Wednesday, April 24, 2013

Hayek's 'Fatal Conceit' Is Explained Much More In The Divine Economy Theory.

One of the things that I find interesting about the general response to some of the terminology in the divine economy theory is a disconnect - in the minds of those who act like the terminology is incomprehensible - with the essence of classical liberalism and Austrian economics in the literature. I am not sure when Hayek first mentioned 'fatal conceit' or if he is the true originator of the term but I am curious about the reaction and response that he got when he laid it out with clarity. Was the new terminology received well?

Of course Fredrich von Hayek was a renowned scholar and academic which I am sure aided in the acceptance of the idea of 'fatal conceit' but nevertheless during his career Hayek deviated from pure subjectivism. He was a socialist and an empiricist when he read Socialism by Ludwig von Mises and he immediately recognized the fact that interventionism is error-based. His occasional weakness in championing subjectivism may be attributed to his earlier ingrained ideological leanings or maybe it was the consequence of the tendency towards atheism in academia. Humans as unique creatures with the potential to mirror all the virtues or attributes of God is the true essence of their subjective nature, but academia in these - the Dark Ages of economics - has a difficult time permitting such a realization.

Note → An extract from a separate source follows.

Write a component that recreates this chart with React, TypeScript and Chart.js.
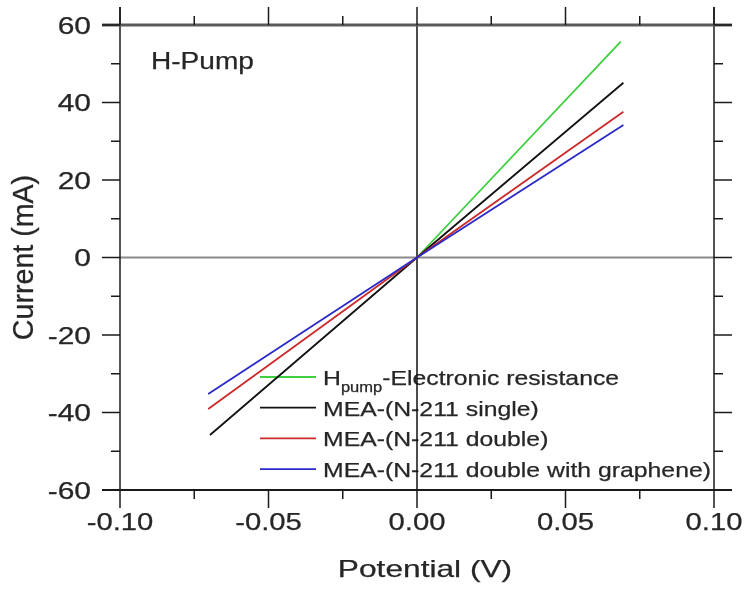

Back to fatal conceit, Hayek lays out the following:

"The curious task of economics is to demonstrate to men how little they really know about what they imagine they can design. To the naive mind that can conceive of order only as the product of deliberate arrangement, it may seem absurd that in complex conditions order, and adaptation to the unknown, can be achieved more effectively by decentralizing decisions and that a division of authority will actually extend the possibility of overall order. Yet that decentralization actually leads to more information being taken into account."
The Fatal Conceit : The Errors of Socialism (1988), p. 76
 
The delusion of 'the naïve mind' 'that can conceive of order only as the product of deliberate arrangement' is driven by something. Of course there is ignorance of what reality is like but something drives the possessor of the naïve mind; something that stirs up enough arrogance to presume that a finite mind can comprehend what is relatively infinite and to presume that justice can come from such a puny comprehension. The ego (there is a duality to ego in humans) that blinds a human to his/her own limitations, and at the same time represents a denial of the All-Knowing and All-Merciful God, has always been a part of the dual nature of humans and in Scriptures of old it has been called satan.
 
In the divine economy theory fatal conceit is explained more thoroughly. All interventionism is ego-driven and all reasoning used to justify interventionism is ego-driven interpretation.
 
Ironically the moral relativism that emerged when classical liberalism was attacked by the State is also responsible for the fallacy that claims that wertfrei requires the separation of science and religion. And so hand-in-hand interventionism and atheism destroy economic science and civilization.
 
Ego-driven interventionism and ego-driven interpretation explain in much greater detail the invalidity and the immorality of the fatal conceit. What this means is that if you think that the scientific works of Fredrich von Hayek are important for the cause of liberty then the divine economy theory is at least as important! As a scholar or as a scientist or simply as a subjective human being interested in an greater understanding of human action you do not want to ignore the discoveries uncovered in the divine economy theory.